The suggestion that corpses were burned in full clothing with shoes being recovered is not supported by witness testimony, other than maybe this single testimony - which to be honest is unclear. Assuming that was the meaning here, a single uncorroborated testimony isn't enough to completely change the narrative (which is that the corpses were stripped before burning). It's possible that some people were buried in their clothes and then never dug up again and burned.
Crazy that the Nazis were so secretive about the Holocaust that it's impossible to find written orders of the extermination but they didn't bother to burn the little shoes. Those whacky Germans doing the most ridiculous things.
Do you have a pair of little shoes on hand in case you have to convince a goyim of the Holocaust?
Did you even watch the link?
Did you see how much wood was required to "cremate" a single leg of lamb in the open burning pit style alleged by Holocaust propagandists?
Dean used 135 lbs of wood to cremate a 12.5 lbs leg of lamb.
That doesn't equal 2:1 by my calculations.
So it's
11:1 to not even fully cremate that leg of lamb in a Holocaust burning pit.
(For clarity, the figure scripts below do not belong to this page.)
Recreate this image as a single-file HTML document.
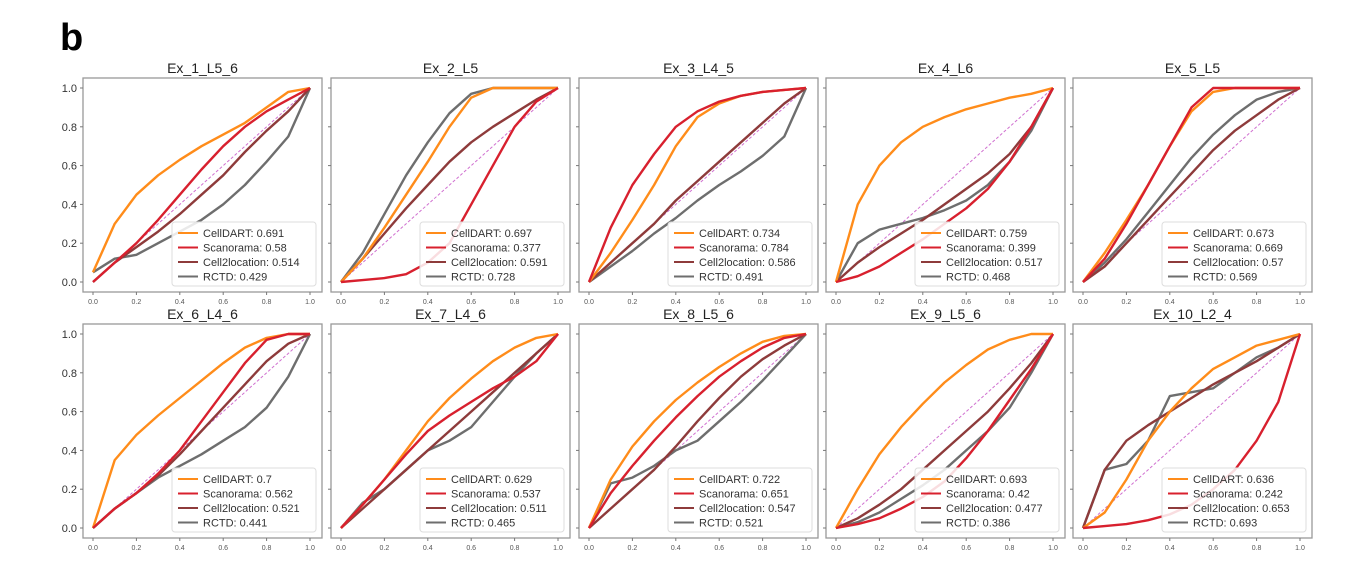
<!DOCTYPE html>
<html><head><meta charset="utf-8"><style>
body{margin:0;background:#fff;width:1354px;height:579px;overflow:hidden;font-family:"Liberation Sans",sans-serif}
svg{display:block}
</style></head><body>
<svg id="fig" width="1354" height="579">
<text x="60" y="50" font-size="38" font-weight="bold">b</text>
</svg>
<script>
const titles=["Ex_1_L5_6","Ex_2_L5","Ex_3_L4_5","Ex_4_L6","Ex_5_L5","Ex_6_L4_6","Ex_7_L4_6","Ex_8_L5_6","Ex_9_L5_6","Ex_10_L2_4"];
const methods=["CellDART","Scanorama","Cell2location","RCTD"];
const colors=["#ff8c1a","#d8202e","#8e3b3b","#6e6e6e"];
const xs=[0,0.1,0.2,0.3,0.4,0.5,0.6,0.7,0.8,0.9,1];
const yTicks=[0,0.2,0.4,0.6,0.8,1.0];
const xTicks=[0,0.2,0.4,0.6,0.8,1.0];
const aucs=[
["0.691","0.58","0.514","0.429"],["0.697","0.377","0.591","0.728"],["0.734","0.784","0.586","0.491"],["0.759","0.399","0.517","0.468"],["0.673","0.669","0.57","0.569"],
["0.7","0.562","0.521","0.441"],["0.629","0.537","0.511","0.465"],["0.722","0.651","0.547","0.521"],["0.693","0.42","0.477","0.386"],["0.636","0.242","0.653","0.693"]];
const cellDART=[
[0.05,0.3,0.45,0.55,0.63,0.7,0.76,0.82,0.9,0.98,1],[0,0.12,0.28,0.45,0.62,0.8,0.95,1,1,1,1],[0,0.15,0.32,0.5,0.7,0.85,0.92,0.96,0.98,0.99,1],[0,0.4,0.6,0.72,0.8,0.85,0.89,0.92,0.95,0.97,1],[0,0.15,0.32,0.5,0.7,0.88,0.98,1,1,1,1],
[0,0.35,0.48,0.58,0.67,0.76,0.85,0.93,0.98,1,1],[0,0.12,0.25,0.4,0.55,0.67,0.77,0.86,0.93,0.98,1],[0,0.25,0.42,0.55,0.66,0.75,0.83,0.9,0.96,0.99,1],[0,0.2,0.38,0.52,0.64,0.75,0.84,0.92,0.97,1,1],[0,0.08,0.25,0.45,0.6,0.72,0.82,0.88,0.94,0.97,1]];
const scanorama=[
[0,0.1,0.2,0.32,0.45,0.58,0.7,0.8,0.88,0.94,1],[0,0.01,0.02,0.04,0.1,0.2,0.4,0.6,0.8,0.93,1],[0,0.28,0.5,0.66,0.8,0.88,0.93,0.96,0.98,0.99,1],[0,0.03,0.08,0.15,0.22,0.3,0.38,0.48,0.62,0.8,1],[0,0.12,0.3,0.5,0.7,0.9,1,1,1,1,1],
[0,0.1,0.18,0.28,0.4,0.55,0.7,0.85,0.97,1,1],[0,0.12,0.25,0.38,0.5,0.58,0.65,0.72,0.78,0.86,1],[0,0.18,0.32,0.45,0.57,0.68,0.78,0.86,0.93,0.98,1],[0,0.02,0.05,0.1,0.16,0.24,0.36,0.5,0.66,0.82,1],[0,0.01,0.02,0.04,0.07,0.12,0.2,0.3,0.45,0.65,1]];
const cell2location=[
[0,0.1,0.18,0.26,0.35,0.45,0.55,0.67,0.78,0.88,1],[0,0.12,0.25,0.38,0.5,0.62,0.72,0.8,0.87,0.94,1],[0,0.1,0.2,0.3,0.42,0.52,0.62,0.72,0.82,0.92,1],[0,0.1,0.18,0.25,0.32,0.4,0.48,0.56,0.66,0.8,1],[0,0.08,0.2,0.32,0.44,0.56,0.68,0.78,0.86,0.94,1],
[0,0.1,0.18,0.27,0.38,0.5,0.62,0.74,0.86,0.95,1],[0,0.1,0.2,0.3,0.4,0.5,0.6,0.7,0.8,0.9,1],[0,0.1,0.2,0.3,0.42,0.55,0.67,0.78,0.87,0.94,1],[0,0.05,0.12,0.2,0.3,0.4,0.5,0.6,0.72,0.85,1],[0,0.3,0.45,0.53,0.6,0.67,0.74,0.8,0.86,0.93,1]];
const rctd=[
[0.05,0.12,0.14,0.2,0.26,0.32,0.4,0.5,0.62,0.75,1],[0,0.15,0.35,0.55,0.72,0.87,0.97,1,1,1,1],[0,0.08,0.16,0.25,0.33,0.42,0.5,0.57,0.65,0.75,1],[0,0.2,0.27,0.3,0.33,0.37,0.42,0.5,0.62,0.78,1],[0,0.1,0.22,0.36,0.5,0.64,0.76,0.86,0.94,0.98,1],
[0,0.1,0.18,0.26,0.32,0.38,0.45,0.52,0.62,0.78,1],[0,0.13,0.2,0.3,0.4,0.45,0.52,0.65,0.78,0.9,1],[0,0.23,0.26,0.32,0.4,0.45,0.55,0.65,0.76,0.88,1],[0,0.03,0.08,0.15,0.22,0.3,0.4,0.5,0.62,0.8,1],[0,0.3,0.33,0.45,0.68,0.7,0.72,0.8,0.88,0.93,1]];
const series=[cellDART,scanorama,cell2location,rctd];
const NS="http://www.w3.org/2000/svg";
const fig=document.getElementById('fig');
function mk(tag,attrs,parent){const e=document.createElementNS(NS,tag);for(const k in attrs)e.setAttribute(k,attrs[k]);parent.appendChild(e);return e;}
const boxW=239,boxH=214,colX=[83,331,579,826,1073],rowY=[78,324];
titles.forEach((t,i)=>{
  const bx=colX[i%5],by=rowY[Math.floor(i/5)];
  const g=mk('g',{},fig);
  
  
  const X=v=>bx+10+v*217, Y=v=>by+10+(1-v)*194;
  const r=mk('rect',{x:bx,y:by,width:boxW,height:boxH,fill:'#fff',stroke:'#999','stroke-width':1.3},g);
  
  
  const tt=mk('text',{x:bx+boxW/2,y:by-5,'text-anchor':'middle','font-size':14,fill:'#222'},g);tt.textContent=t;
  
  
  if(i%5===0){yTicks.forEach(v=>{const l=mk('text',{x:bx-6,y:Y(v)+4,'text-anchor':'end','font-size':11,fill:'#333'},g);l.textContent=v.toFixed(1);
    
    });}
  yTicks.forEach(v=>mk('line',{x1:bx-3,x2:bx,y1:Y(v),y2:Y(v),stroke:'#777'},g));
  xTicks.forEach(v=>{mk('line',{x1:X(v),x2:X(v),y1:by+boxH,y2:by+boxH+3,stroke:'#777'},g);
    const l=mk('text',{x:X(v),y:by+boxH+12,'text-anchor':'middle','font-size':7,fill:'#555'},g);l.textContent=v.toFixed(1);
    
    });
  const d=mk('line',{x1:X(0),y1:Y(0),x2:X(1),y2:Y(1),stroke:'#d070d0','stroke-width':1,'stroke-dasharray':'3,2'},g);
  
  
  [3,2,0,1].forEach(s=>{
    const pts=series[s][i].map((v,k)=>X(xs[k]).toFixed(1)+','+Y(v).toFixed(1)).join(' ');
    const p=mk('polyline',{points:pts,fill:'none',stroke:colors[s],'stroke-width':2.4,'stroke-linejoin':'round'},g);
    
    
  });
  const lx=bx+89,ly=by+144;
  const lg=mk('rect',{x:lx,y:ly,width:144,height:64,fill:'#fff','fill-opacity':0.85,stroke:'#ddd',rx:3},g);
  
  
  methods.forEach((m,s)=>{
    const yy=ly+11+s*14.5;
    mk('line',{x1:lx+6,x2:lx+26,y1:yy,y2:yy,stroke:colors[s],'stroke-width':2},g);
    const lt=mk('text',{x:lx+31,y:yy+4,'font-size':11,fill:'#333'},g);lt.textContent=m+': '+aucs[i][s];
    
    
  });
});
</script>
</body></html>
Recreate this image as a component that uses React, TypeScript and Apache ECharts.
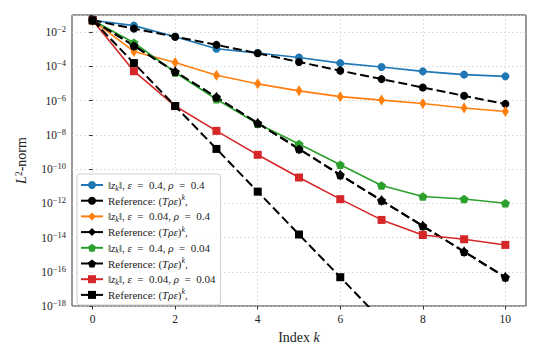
import React, { useEffect, useRef } from "react";
import * as echarts from "echarts";

const K = [0, 1, 2, 3, 4, 5, 6, 7, 8, 9, 10];
const X_TICKS = [0, 2, 4, 6, 8, 10];

// eps=0.4, rho=0.4
const normA = [4.9e-2, 2.4e-2, 5.4e-3, 1.07e-3, 6.0e-4, 3.3e-4, 1.55e-4, 9.1e-5, 5.1e-5, 3.3e-5, 2.6e-5];
const refA = [4.9e-2, 1.6e-2, 5.4e-3, 1.8e-3, 5.8e-4, 1.8e-4, 5.6e-5, 1.8e-5, 5.8e-6, 1.9e-6, 6.4e-7];
// eps=0.04, rho=0.4
const normB = [4.9e-2, 7.4e-4, 1.7e-4, 3.0e-5, 9.5e-6, 3.7e-6, 1.7e-6, 1.07e-6, 6.8e-7, 3.7e-7, 2.3e-7];
const refB = [4.9e-2, 1.6e-3, 4.9e-5, 1.55e-6, 4.8e-8, 1.5e-9, 4.5e-11, 1.45e-12, 4.7e-14, 1.5e-15, 4.8e-17];
// eps=0.4, rho=0.04
const normC = [4.9e-2, 2.4e-3, 4.4e-5, 1.2e-6, 4.4e-8, 2.9e-9, 1.8e-10, 1.1e-11, 2.5e-12, 1.8e-12, 1.0e-12];
const refC = [4.9e-2, 1.6e-3, 4.9e-5, 1.55e-6, 4.8e-8, 1.5e-9, 4.5e-11, 1.45e-12, 4.7e-14, 1.5e-15, 4.8e-17];
// eps=0.04, rho=0.04
const normD = [4.9e-2, 5.2e-5, 4.8e-7, 1.7e-8, 6.8e-10, 3.2e-11, 1.75e-12, 1.07e-13, 1.4e-14, 7.9e-15, 3.7e-15];
const refD = [4.9e-2, 1.55e-4, 4.8e-7, 1.5e-9, 4.8e-12, 1.5e-14, 4.8e-17, 1.5e-19, 4.8e-22, 1.5e-24, 4.8e-27];

const EQ = "\u2002=\u2002";
const LEGEND_TEXT: Record<string, string> = {
  zA: "‖{i|z}{sb|k}‖, {i|ε}" + EQ + "0.4, {i|ρ}" + EQ + "0.4",
  rA: "Reference: ({i|Tρε}){sp|k},",
  zB: "‖{i|z}{sb|k}‖, {i|ε}" + EQ + "0.04, {i|ρ}" + EQ + "0.4",
  rB: "Reference: ({i|Tρε}){sp|k},",
  zC: "‖{i|z}{sb|k}‖, {i|ε}" + EQ + "0.4, {i|ρ}" + EQ + "0.04",
  rC: "Reference: ({i|Tρε}){sp|k},",
  zD: "‖{i|z}{sb|k}‖, {i|ε}" + EQ + "0.04, {i|ρ}" + EQ + "0.04",
  rD: "Reference: ({i|Tρε}){sp|k},",
};

const FONT = "Liberation Serif";
const PENTAGON = "path://M0,-1L0.951,-0.309L0.588,0.809L-0.588,0.809L-0.951,-0.309Z";

function mk(name: string, vals: number[], color: string, symbol: string, size: any, dashed: boolean) {
  return {
    name,
    type: "line",
    data: K.map((k, i) => [k, vals[i]]),
    symbol,
    symbolSize: size,
    showSymbol: true,
    clip: true,
    lineStyle: { color, width: dashed ? 2 : 1.6, type: dashed ? [9, 4] : "solid" },
    itemStyle: { color, borderWidth: 0 },
    emphasis: { disabled: true },
  };
}

export default function App() {
  const ref = useRef<HTMLDivElement>(null);
  useEffect(() => {
    if (!ref.current) return;
    const chart = echarts.init(ref.current, undefined, { renderer: "svg" });
    const richBase = {
      i: { fontFamily: FONT, fontStyle: "italic", fontSize: 11, lineHeight: 14, color: "#222" },
      sb: { fontFamily: FONT, fontStyle: "italic", fontSize: 8, lineHeight: 8, verticalAlign: "bottom", color: "#222" },
      sp: { fontFamily: FONT, fontStyle: "italic", fontSize: 8, lineHeight: 8, verticalAlign: "top", color: "#222" },
    };
    chart.setOption({
      animation: false,
      backgroundColor: "#fff",
      textStyle: { fontFamily: FONT },
      grid: {
        left: 72,
        right: 14,
        top: 15,
        bottom: 54,
        show: true,
        borderColor: "#333",
        borderWidth: 1,
        backgroundColor: "transparent",
      },
      legend: {
        left: 77,
        top: 174,
        orient: "vertical",
        itemWidth: 22,
        itemHeight: 10,
        itemGap: 1.7,
        padding: [4, 5, 3, 3],
        backgroundColor: "rgba(255,255,255,0.85)",
        borderColor: "#cfcfcf",
        borderWidth: 1,
        borderRadius: 3,
        lineStyle: { type: "solid" },
        textStyle: {
          fontFamily: FONT,
          fontSize: 11,
          color: "#222",
          lineHeight: 14,
          rich: richBase,
        },
        formatter: (n: string) => LEGEND_TEXT[n] || n,
        data: ["zA", "rA", "zB", "rB", "zC", "rC", "zD", "rD"],
      },
      xAxis: {
        type: "value",
        min: -0.5,
        max: 10.5,
        name: "Index {i|k}",
        nameLocation: "middle",
        nameGap: 24,
        nameTextStyle: {
          fontFamily: FONT,
          fontSize: 14,
          color: "#222",
          rich: { i: { fontFamily: FONT, fontStyle: "italic", fontSize: 14, color: "#222" } },
        },
        axisLine: { show: false },
        axisTick: { show: true, length: 3.5, inside: false, customValues: X_TICKS, lineStyle: { color: "#333" } },
        axisLabel: {
          customValues: X_TICKS,
          fontFamily: FONT,
          fontSize: 11.5,
          color: "#222",
          margin: 7,
        },
        splitLine: { show: true, lineStyle: { color: "#cccccc", type: [1.5, 2.5], width: 0.8 } },
      },
      yAxis: {
        type: "log",
        logBase: 10,
        min: 1e-18,
        max: 1e-1,
        interval: 2,
        name: "{i|L}{sp|2}-norm",
        nameLocation: "middle",
        nameRotate: 90,
        nameGap: 44,
        nameTextStyle: {
          fontFamily: FONT,
          fontSize: 14,
          color: "#222",
          rich: {
            i: { fontFamily: FONT, fontStyle: "italic", fontSize: 14, color: "#222" },
            sp: { fontFamily: FONT, fontSize: 9.5, lineHeight: 10, verticalAlign: "top", color: "#222" },
          },
        },
        axisLine: { show: false },
        axisTick: { show: true, length: 3.5, lineStyle: { color: "#333" } },
        axisLabel: {
          fontFamily: FONT,
          fontSize: 11.5,
          color: "#222",
          margin: 6,
          formatter: (v: number) => {
            const e = Math.round(Math.log10(v));
            if (e % 2 !== 0 || e > -2) return "";
            return "{b|10}{s|−" + Math.abs(e) + "}";
          },
          rich: {
            b: { fontFamily: FONT, fontSize: 11.5, lineHeight: 15, color: "#222" },
            s: { fontFamily: FONT, fontSize: 8.5, lineHeight: 9, verticalAlign: "top", color: "#222" },
          },
        },
        splitLine: { show: true, lineStyle: { color: "#cccccc", type: [1.5, 2.5], width: 0.8 } },
        minorTick: { show: false },
      },
      series: [
        mk("zA", normA, "#1f77b4", "circle", 8, false),
        mk("rA", refA, "#000000", "circle", 8, true),
        mk("zB", normB, "#ff7f0e", "diamond", [7, 11], false),
        mk("rB", refB, "#000000", "diamond", [7, 11], true),
        mk("zC", normC, "#2ca02c", PENTAGON, [9, 8.5], false),
        mk("rC", refC, "#000000", PENTAGON, [9, 8.5], true),
        mk("zD", normD, "#d62728", "rect", 8, false),
        mk("rD", refD, "#000000", "rect", 8, true),
      ],
    });
    return () => chart.dispose();
  }, []);
  return <div ref={ref} style={{ width: 540, height: 360, margin: -8 }} />;
}
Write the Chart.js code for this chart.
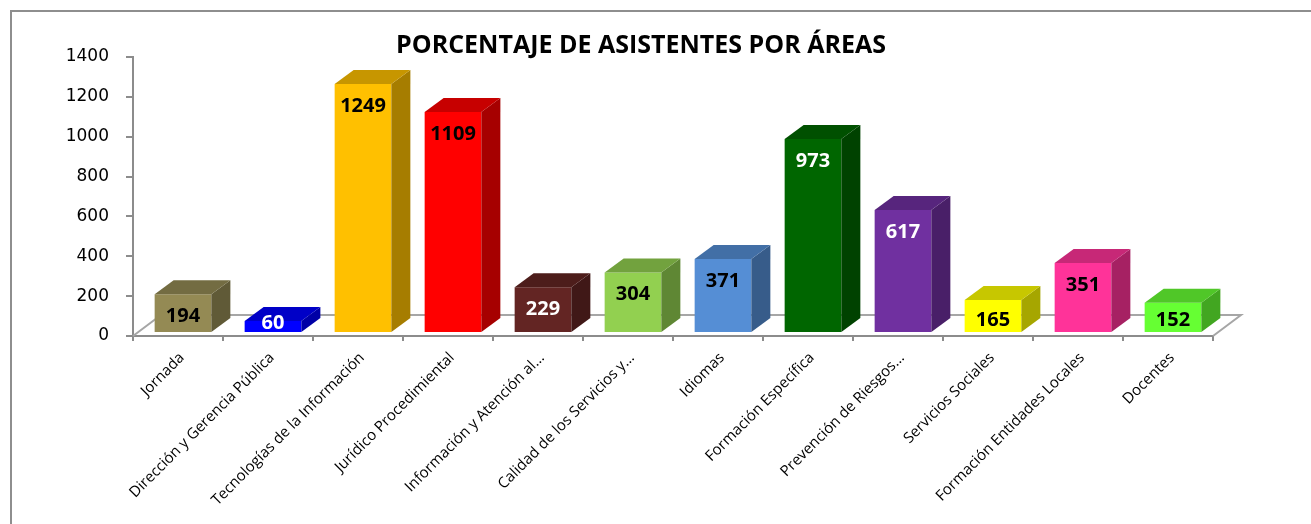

There was a sizable chunk of meat left surrounded by coal and ash shielding it. It's fair to assume it would have taken quite a lot more wood to finish the job. A processed piece of meat loses between 10 to 30% of its water content, making the numbers Dean arrived at overly charitable.
Now according to Holocaust propagandists, bodies were stacked two meters tall onto the grills, so you would have to burn through the lower bodies first to even start reaching the upper ones. All the charred remains on the grill would not only keep the upper bodies further away from the fire but also shield them from the heat. Since it's an open pit with a grill, you are not reaching temperatures high enough to combust the corpses. The alleged Holocaust setup is a far less effective setup than Dean's leg of lamb cremation experiment.
It's fair to assume the wood-to-corpse ratio would be substantially higher than Dean's leg of lamb results.
P.S.
Your 2:1 ratio is utterly incorrect. That's what it takes to roast a pig, not cremate a human.
If you roast a whole pig weighing around 50 lbs over an open fire, it takes at least 6 hours and uses 100 lbs of wood to roast it, not turn it to ash.